Well, this is where you need to understand what an ontology is. Every understanding of existence is an ontology. There is either the reality itself, or an ontological understanding of reality. That is all there is. Reality itself has no words or concepts to it. It is simply what it is, no actual forms or properties. An ontology categorizes issues of concern into abstract concepts. The concepts don’t actually exist in physical reality, but in order to communicate and think, the mind chooses such categories, else it could never keep track of anything nor communicate anything.
One common issue of concern can be the concept of pushing or pulling, “force”. In normal life, a person sees himself pushing on something in order to make it change relative location. He “applies force”.
In Newtonian physics, that concept of applying force is given a means of measurement. That was a very useful thing to do (and the only reason you even know his name). But let’s say a different guy, “Jacob”, thought in different terms. Jacob considered such actions, not as “forcing”, but “inspiring movement”. In both cases the person is causing a change. But the concepts are a little different. Newton pushes things to move them. Jacob inspires things to move. Newton implies that Newton is doing all of the action and the object is just receiving his effect. Jacob implies that Jacob merely initiates an action that is carried out by the object. The end result and by all superficial appearances, the two are the same.
So the difference between Newton and Jacob is merely one of the ontology they are using in order to describe the same reality. So in reality, was the object pushed or was it inspired to move?
Newton formed a standard for measuring push. But Jacob didn’t establish a standard for measuring inspiration. Thus common physics used Newtons pushing concept, “force” rather than Jacob’s inspiration concept. But which one is “REAL”?
In a sense they are both real, but you won’t find any physicist talking about objects inspiring other objects to move, but rather forcing them to move.

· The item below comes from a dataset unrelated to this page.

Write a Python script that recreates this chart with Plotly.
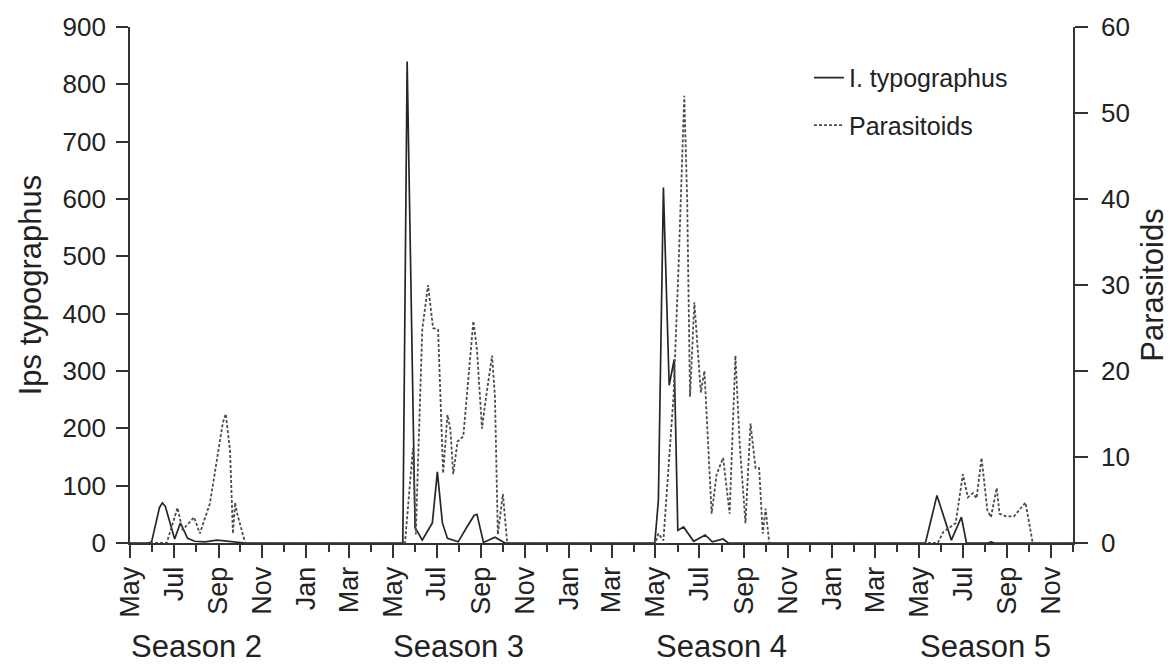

It is just an issue of language and inferred connotations.
In RM:AO, I get into the extremely ultra minuscule happenings even below the level of sub-atomic particles. In such an environment, there are no “things” to be pushing anything or to be pushed by anything. There simply is no pushing or pulling to be found. The concept doesn’t apply. In order for the concept to apply, “things” have to form and then acquire a means to push other things. At that point, I could then talk about “force” as the average end effect of the infinite number of smaller occurrences that brought about that end effect. So “force” is a concept that can apply on a macroscopic scale, but not on a pico-scopic scale.
So in order to stay consistent, because a force makes no sense on the smaller scale, I (like most people) just say that “the larger concept thing doesn’t “really exist”. It just appears that way.”
Science does that same thing on many issues. Science says that “spirits don’t exist”. The reality is that it is just a matter of ontological construct. A “spirit” is merely the interaction of a group of things or the behavior of the group as a whole. When Science says that “spirits don’t exist”, it is saying that there is no interaction within a body. But what do you have if you take out the interactive processes within a body? You have a dead body, exactly what the spiritualist was telling you, the spirit is no longer in the body" = “the interaction processes are no longer in the body”.
So do spirits REALLY exist? It is just a matter of ontological language. In the language of Science, no they don’t. But Science will agree that behaviors exist. You just have to use the right word for the same concept.
Atheists love to proclaim the non-existence of many things so as to promote Secularism when in fact, they are just using a different language and declaring that the other language is fantasy, even though they are actually speaking of the same things.
In the case of forces, something is implied that truly has no place on the ultra low scale of reality. Everything that is attributed to forces is understood without any lower level of force existing. Thus when I say that “forces don’t exist”, I am not merely changing language. I am stating that when you get down to the very bottom of reality and what makes things work, there is nothing that you could rightly call a “force”. And when you raise the level up to the point where you could speak of forces and make a little more sense, nothing new has come into the ontology, no new element to be called “force”, but rather merely a combination of a great many smaller non-force actions, “inspired migrations”.
So in RM:AO ontological understanding language, Jacob was right and Newton was wrong (sort of). Things are “inspired to move”, not really forced. They move because of changes within them, not because of pressures on their “surface”. On the lowest level of reality, there are no “surfaces” either. And that is why nothing can actually be completely isolated from anything else - except through time.
Of course keep in mind, that reality itself doesn’t care what anyone is calling anything. We choose our language for our own subjective issues. Our concepts never “actually exist”. The mind can never grasp actual existence, only a map of categories of affects in the terrain, a terrain that the mind will never actually know, only estimate.
To think about reality one MUST choose an ontology and stick with it. Conflating ontologies creates confusions, conflicts, deceptions and fantasies = “the LACK of understanding reality”. It is the same as trying to speak two languages at the same time. It doesn’t work to communicate. And mixing ontologies doesn’t work to form understanding.
So in RM:AO, forces don’t exist. But that doesn’t mean that in common physics they don’t. And it doesn’t necessarily mean that either is wrong (but it just so happens that forces cannot exist, even in common physics, on the ultra low level of existence).
Newton’s laws were macroscopic principles, not principles of universal physicality. RM:AO is truly universal.